La semana pasada, el árbitro González Fuertes, indigno de la Primera División española, después de dar todo un recital de mal arbitraje, al término del partido entre el Mallorca y la Real Sociedad, expulsó a un jugador del Mallorca Van der Heyden, según el acta «por dirigirse a mí en los siguientes términos: muy mal, muy mal». No dice «en tono insultante» o «despectivo». No. El jugador sólo opinó, no insultó ni faltó al respeto. Pues le han caído ¡dos partidos de sanción!
En España, dele usted un uniforme, una gorra o un silbato a alguien y ya le ha convertido en un jefe autoritario capaz de tomar decisiones arbitrarias solo para mostrar que la autoridad no se discute. En el fútbol, estadísticamente, se castiga más la protesta que el juego sucio. ¿Cómo respetar a un árbitro que escribe en el acta «proferir escupitajos»? Incalificable el espectador de los escupitajos, pero si los hubiera «proferido» en vez de lanzarlos, no habría pasado nada.
En nuestro país se soporta muy mal el ejercicio de la autoridad, pero en el mundo del fútbol el estamento arbitral ejerce un autoritarismo que en ocasiones raya en el menosprecio hacia jugadores y público.

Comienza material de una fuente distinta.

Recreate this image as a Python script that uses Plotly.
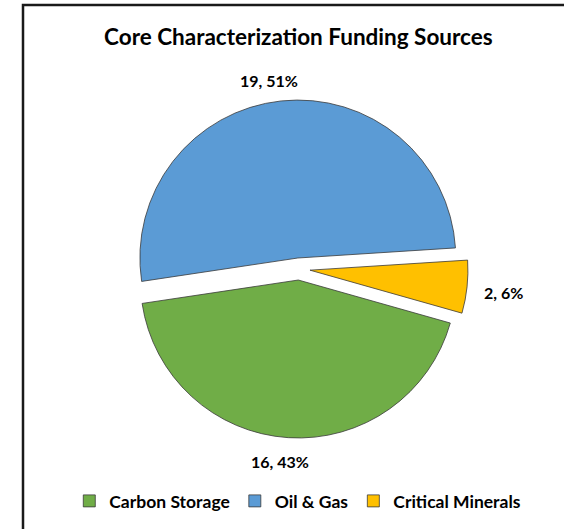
import plotly.graph_objects as go

# Funding sources for core characterization projects
categories = ["Carbon Storage", "Oil & Gas", "Critical Minerals"]
project_counts = [16, 19, 2]
share_labels = ["43%", "51%", "6%"]
slice_colors = ["#70AD47", "#5B9BD5", "#FFC000"]

W, H = 564, 529
FONT = "Lato"

# Pixel anchors for the data labels (centre of each label), per slice
label_xy = [(280, 461), (269, 80), (503, 292)]

fig = go.Figure(
    go.Pie(
        labels=categories,
        values=project_counts,
        textinfo="none",
        marker=dict(colors=slice_colors, line=dict(color="#3a3a3a", width=0.8)),
        sort=False,
        direction="clockwise",
        rotation=105.8,
        pull=[0.07, 0.07, 0.07],
        hoverinfo="label+value+percent",
        domain=dict(x=[0.2305, 0.8298], y=[0.172, 0.811]),
    )
)

for count, share, (px, py) in zip(project_counts, share_labels, label_xy):
    fig.add_annotation(
        text=f"{count}, {share}",
        xref="paper",
        yref="paper",
        x=px / W,
        y=1 - py / H,
        xanchor="center",
        yanchor="middle",
        showarrow=False,
        font=dict(family=FONT, size=16, color="#000000", weight="bold"),
    )

fig.update_layout(
    width=W,
    height=H,
    margin=dict(l=0, r=0, t=0, b=0),
    paper_bgcolor="#FFFFFF",
    plot_bgcolor="#FFFFFF",
    title=dict(
        text="Core Characterization Funding Sources",
        font=dict(family=FONT, size=22.5, color="#000000", weight="bold"),
        x=0.529,
        xanchor="center",
        y=1 - 37 / H,
        yanchor="middle",
    ),
    showlegend=True,
    legend=dict(
        orientation="h",
        x=0.528,
        xanchor="center",
        y=1 - 501 / H,
        yanchor="middle",
        font=dict(family=FONT, size=17.5, color="#000000", weight="bold"),
        itemwidth=30,
        tracegroupgap=0,
    ),
    shapes=[
        dict(
            type="rect",
            xref="paper",
            yref="paper",
            x0=23 / W,
            x1=1.1,
            y0=-0.1,
            y1=1 - 5 / H,
            line=dict(color="#1a1a1a", width=2.5),
        )
    ],
)

fig.write_html("out.html")
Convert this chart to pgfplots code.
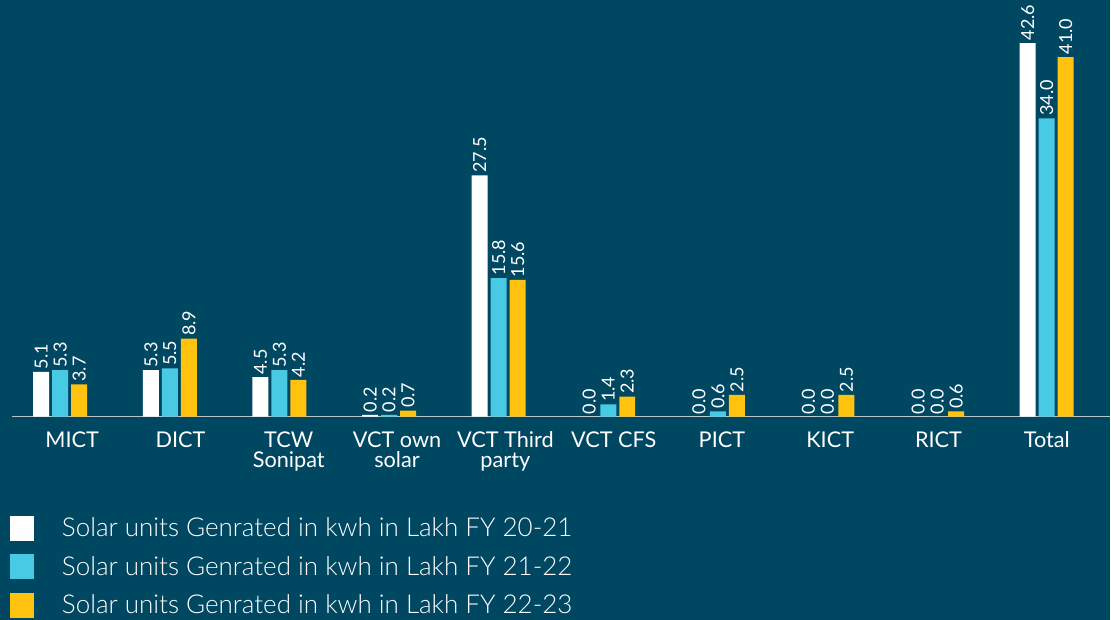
\documentclass[border=0pt]{standalone}
\usepackage{fontspec}
\setmainfont{Lato}
\newfontfamily\latolight{Lato Light}
\usepackage{pgfplots}
\pgfplotsset{compat=1.18}
\definecolor{bg}{HTML}{004761}
\definecolor{cw}{HTML}{FFFFFF}
\definecolor{cc}{HTML}{48C9E4}
\definecolor{cy}{HTML}{FFC20E}
\definecolor{axl}{HTML}{B8C6CC}
\begin{document}
\begin{tikzpicture}[x=1pt,y=1pt]
\fill[bg] (0,0) rectangle (1111,620);
\begin{axis}[
  at={(12pt,203pt)}, anchor=south west,
  scale only axis, width=1099pt, height=395pt,
  xmin=-0.44, xmax=9.58, ymin=0, ymax=45,
  enlargelimits=false, clip=false,
  axis y line=none, axis x line=bottom,
  x axis line style={-, draw=axl, line width=1.5pt},
  ytick=\empty,
  xtick={0.109,1.097,2.085,3.073,4.061,5.049,6.037,7.025,8.013,9.001},
  xticklabels={MICT,DICT,{TCW\\Sonipat},{VCT own\\solar},{VCT Third\\party},VCT CFS,PICT,KICT,RICT,Total},
  major tick length=0pt,
  xticklabel style={font=\fontsize{21.7}{20}\selectfont, text=white, align=center, anchor=north, inner sep=0pt, yshift=-15pt},
  ybar=3pt, bar width=16pt,
  nodes near coords={\pgfmathprintnumber[fixed,fixed zerofill,precision=1,assume math mode=true]{\pgfplotspointmeta}},
  nodes near coords style={rotate=90, anchor=west, inner sep=2.5pt, font=\fontsize{18}{18}\selectfont, text=white},
  legend style={at={(rel axis cs:-0.0018,-0.251)}, anchor=north west, draw=none, fill=none, text=white,
    font=\latolight\fontsize{26}{26}\selectfont, inner sep=0pt, outer sep=0pt, row sep=13.5pt,
    nodes={inner sep=0pt}},
  legend cell align=left,
  sqleg/.style={legend image code/.code={\fill[##1] (0pt,-12.5pt) rectangle (24pt,12.5pt); \path[draw=none,fill=none] (0pt,0pt) rectangle (52pt,0.1pt);}},
]
\addplot[draw=none, fill=cw, sqleg] coordinates {(0,5.1) (1,5.3) (2,4.5) (3,0.2) (4,27.5) (5,0.0) (6,0.0) (7,0.0) (8,0.0) (9,42.6)};
\addplot[draw=none, fill=cc, sqleg] coordinates {(0,5.3) (1,5.5) (2,5.3) (3,0.2) (4,15.8) (5,1.4) (6,0.6) (7,0.0) (8,0.0) (9,34.0)};
\addplot[draw=none, fill=cy, sqleg] coordinates {(0,3.7) (1,8.9) (2,4.2) (3,0.7) (4,15.6) (5,2.3) (6,2.5) (7,2.5) (8,0.6) (9,41.0)};
\legend{Solar units Genrated in kwh in Lakh FY 20-21, Solar units Genrated in kwh in Lakh FY 21-22, Solar units Genrated in kwh in Lakh FY 22-23}
\end{axis}
\end{tikzpicture}
\end{document}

Me pregunto si este implacable ejercicio de la autoridad que no admite réplica es un resto fosilizado del sentido de la autoridad impuesto durante el franquismo. Discrepar e insultar no son iguales, pero en un régimen totalitario era lo mismo discrepar que protestar si se manifestaba públicamente. Fíjense si hilaban fino entonces que cuando apareció en la Primera División un árbitro que se llamaba Franco, impusieron que se escribiera siempre el segundo apellido, Martínez, (y así con todos hasta hoy) para evitar que el público gritase «Franco ca***n».
«Usted no sabe con quien está hablando», «esto es así porque lo digo yo» son frases habituales en nuestro entorno para hacer valer que la autoridad es más importante que la justicia. Ante ello, el perjudicado no puede hacer nada, se queda inerme para hacer valer sus derechos.
Para evitar arbitrariedades y sanciones injustas, el fútbol podría imitar al rugby. Solo los capitanes pueden dirigirse al árbitro hablando con mutuo respeto. Nos ahorraríamos muchas tarjetas.
Cuando era niño, en el colegio, el padre Espinal corregía a los alumnos y de repente decía «¿protesta?, póngale un cero». No más ceros, por favor.